Thin clients offer a viable alternative to traditional PCs especially with recent advances in technology. Nevertheless, enterprises will need to consider and plan appropriately before making the move.

Thin clients and server based computing are moving from enterprise back burners to see record adoption in the Middle East over the last couple of years, claim most regional vendors and industry experts.

Thin clients have represented for a long time and represent today the only real mature alternative to traditional PCs.

"Thin clients and server based computing have been growing much faster, especially in the EMEA and APAC regions, where they are still relatively new. They have represented for a long time and represent today the only real mature alternative to traditional PCs," says Federica Troni, principal research analyst at Gartner.

Recent advances in technology have enabled enterprises to cash in on thin client technology which has long remained in the shadow of traditional desktops.

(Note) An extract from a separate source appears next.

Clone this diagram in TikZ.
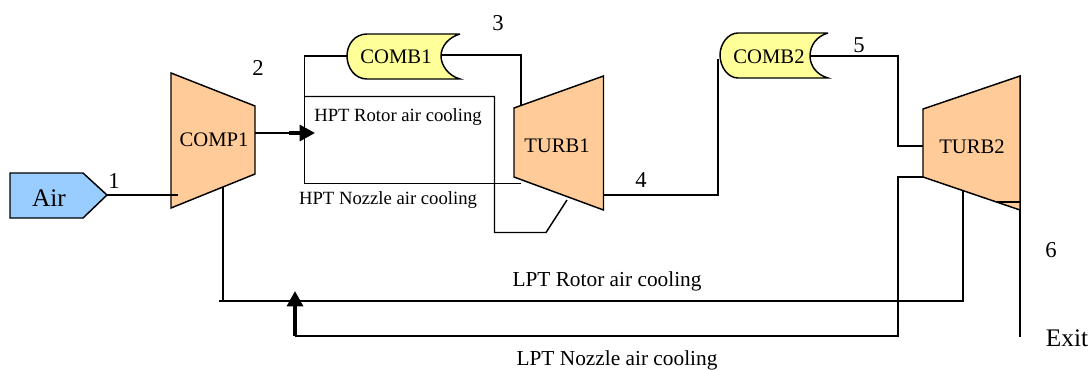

"The biggest advance that has happened in the last couple of years is virtualisation technology. Sun has been working quite closely with vendors like VMWare. And what that has enabled us to do with our thin client solution is deliver a full native version of Windows XP or Vista to our customers because the virtualisation allows us to run a full desktop image on virtualised servers in the backend, in the datacentre. That has made a dramatic change to the way thin client solutions are viewed by the end user," says Michael Geisler, head of software sales for the Gulf region at Sun Microsystems.

Thin clients are also increasingly becoming capable of adapting to the needs of a modern enterprise, as vendors build in more elements of mobility into their solutions.

"HP is launching thin client mobility products as well as specialised thin clients for rough environments such as in warehouses. Enterprises concerned about data security or theft will have the greatest interest in HP mobile thin client. Since data will reside on the server, the theft of a notebook will have much less impact than loosing a traditional notebook with gigabytes of data on it," says Yan Bergeron, category manager for workstations and thin clients at HP Middle East.

Apart from taking on technologies that befit a solution of the new age, thin clients retain most of the intial advantages it offered organisations.

"There is a promise of reducing TCO and when it is implemented in the right circumstances this is certainly true. There is scope for large TCO savings although users should bear in mind that the TCO saving that you can obtain from server based computing depend on your starting situation. If you start from an unmanaged or manually managed situation, obviously your savings will be very significant, even in the range of 40%," says Troni.

Running all applications over the network as it does, thin clients offer firms the option of consolidating their resources in the datacentre. This includes everything from servers to storage and, according to vendors, this can benefit firms in terms of better utilisation of processing power, reduced energy consumption as well as effective security.

By incorporating new advances and still boasting all of its old advantages, thin client solutions offer a stronger and more resourceful solution for Middle East enterprises.

For all its strengths though, enterprises should be careful while implementing thin clients, because the solution is simply not suitable for every company.